Nor is this a passing phase… October marked the 10th consecutive month of declining confidence in the new home construction industry, which is one of the mainstays of the domestic economy.

Housing could be considered a canary in the economy’s coal mine… an early warning that all this recession talk may soon turn into something more uncomfortable than unaffordable gas and food prices.

A housing collapse, or even just a significant slowing in this engine of growth, could be a very bad sign for those hoping this will be a short and shallow downturn. Consider these items:

October 5Mortgage Application Pace Plunges to 25-Year Low as Housing Recession Deepens

The pace of mortgage applications has fallen to a multi-decade low amid high housing interest rates, according to the latest data from the Mortgage Bankers Association (MBA).

The Market Composite Index, a measure of mortgage loan application volume, declined by 14.2 percent on a seasonally adjusted basis for the week ended Sept. 30, 2022, compared to a year earlier. The Refinance Index fell 18 percent from the previous week, while the Purchase Index registered a decrease of 13 percent.

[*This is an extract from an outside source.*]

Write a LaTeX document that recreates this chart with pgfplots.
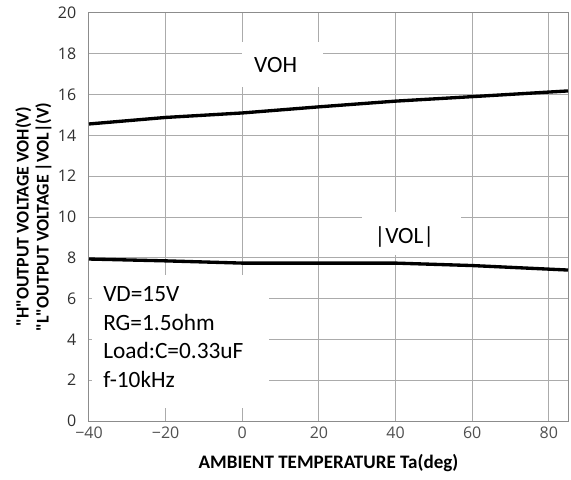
\documentclass[border=0pt]{standalone}
\usepackage{fontspec}
\setmainfont{Carlito}
\newfontfamily\lblfont{Carlito}
\newfontfamily\tickfont{Open Sans}
\usepackage{pgfplots}
\pgfplotsset{compat=1.18}
\definecolor{gridc}{HTML}{ABABAB}
\definecolor{axc}{HTML}{8C8C8C}
\definecolor{tickc}{HTML}{303030}
\definecolor{xtickc}{HTML}{505050}
\begin{document}
\begin{tikzpicture}
\begin{axis}[
  scale only axis,
  width=359.25pt, height=306pt,
  xmin=-40, xmax=85, ymin=0, ymax=20,
  xtick={-40,-20,0,20,40,60,80},
  xticklabels={−40,−20,0,20,40,60,80},
  ytick={0,2,...,20},
  grid=major,
  major grid style={gridc, line width=0.75pt},
  axis line style={axc, line width=0.75pt},
  tick style={draw=none},
  /pgf/number format/assume math mode=true,
  yticklabel={\pgfmathprintnumber[assume math mode=true]{\tick}},
  xticklabel style={font=\tickfont\fontsize{12}{14}\selectfont, text=xtickc, yshift=-1pt},
  yticklabel style={font=\tickfont\fontsize{12}{14}\selectfont, text=tickc, xshift=-6pt},
  xlabel={\textbf{AMBIENT TEMPERATURE Ta(deg)}},
  xlabel style={font=\lblfont\fontsize{14.3}{16}\selectfont, yshift=-5pt},
  ylabel={\textbf{"H"OUTPUT VOLTAGE VOH(V)}\\\textbf{"L"OUTPUT VOLTAGE |VOL|(V)}},
  ylabel style={font=\lblfont\fontsize{13.4}{15}\selectfont, align=center, yshift=-2pt},
]
\addplot[black, line width=2.5pt] coordinates {
  (-40,14.56) (-20,14.88) (0,15.1) (20,15.4) (40,15.68) (60,15.9) (85,16.18)
};
\addplot[black, line width=2.5pt] coordinates {
  (-40,7.94) (-20,7.85) (0,7.74) (20,7.74) (40,7.74) (60,7.62) (85,7.4)
};
\fill[white] (axis cs:-39.2,0.64) rectangle (axis cs:7.1,7.16);
\node[anchor=north west, align=left, inner sep=0pt, font=\fontsize{17.5}{21.5}\selectfont]
  at (axis cs:-36.35,6.6) {VD=15V\\RG=1.5ohm\\Load:C=0.33uF\\f-10kHz};
\fill[white] (axis cs:-0.1,16.37) rectangle (axis cs:21.0,18.58);
\node[inner sep=0pt, font=\fontsize{17.5}{18}\selectfont] at (axis cs:8.7,17.45) {VOH};
\fill[white] (axis cs:31.35,8.14) rectangle (axis cs:57.1,10.25);
\node[inner sep=0pt, font=\fontsize{17.5}{18}\selectfont] at (axis cs:42.3,9.02) {|VOL|};
\end{axis}
\pgfresetboundingbox
\path (-66.75pt,-43.5pt) rectangle (361.5pt,315.75pt);
\end{tikzpicture}
\end{document}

October 9 — US housing affordability is at the lowest level on record

Source: Goldman, Chart courtesy of themarketear.com

October 12 —

Chart courtesy of themarketear.com

October 18 — Housing market tracker

Several high-frequency data points for the week of October 9 indicate an ongoing deceleration in housing, including:

1. Pending sales down 28% YOY, vs a 25% decline last week, according to Redfin, a national real estate brokerage

2. Price declines on 7.9% of active listings, up from 7.7% last week and 5.0% in 2019

3. Mortgage purchase applications down 39% YOY, vs a 37% decrease last week

4. Median listings and sale prices 5% and 6% lower than their May/June peaks, respectively, though they remain higher YOY

Rising rates = declining affordability = lower sales = less confidence, job losses, and lower profits… in a business where builders are constantly at the edge of bankruptcy, even in boom times. Not a pretty picture. And as housing goes, so goes the economy.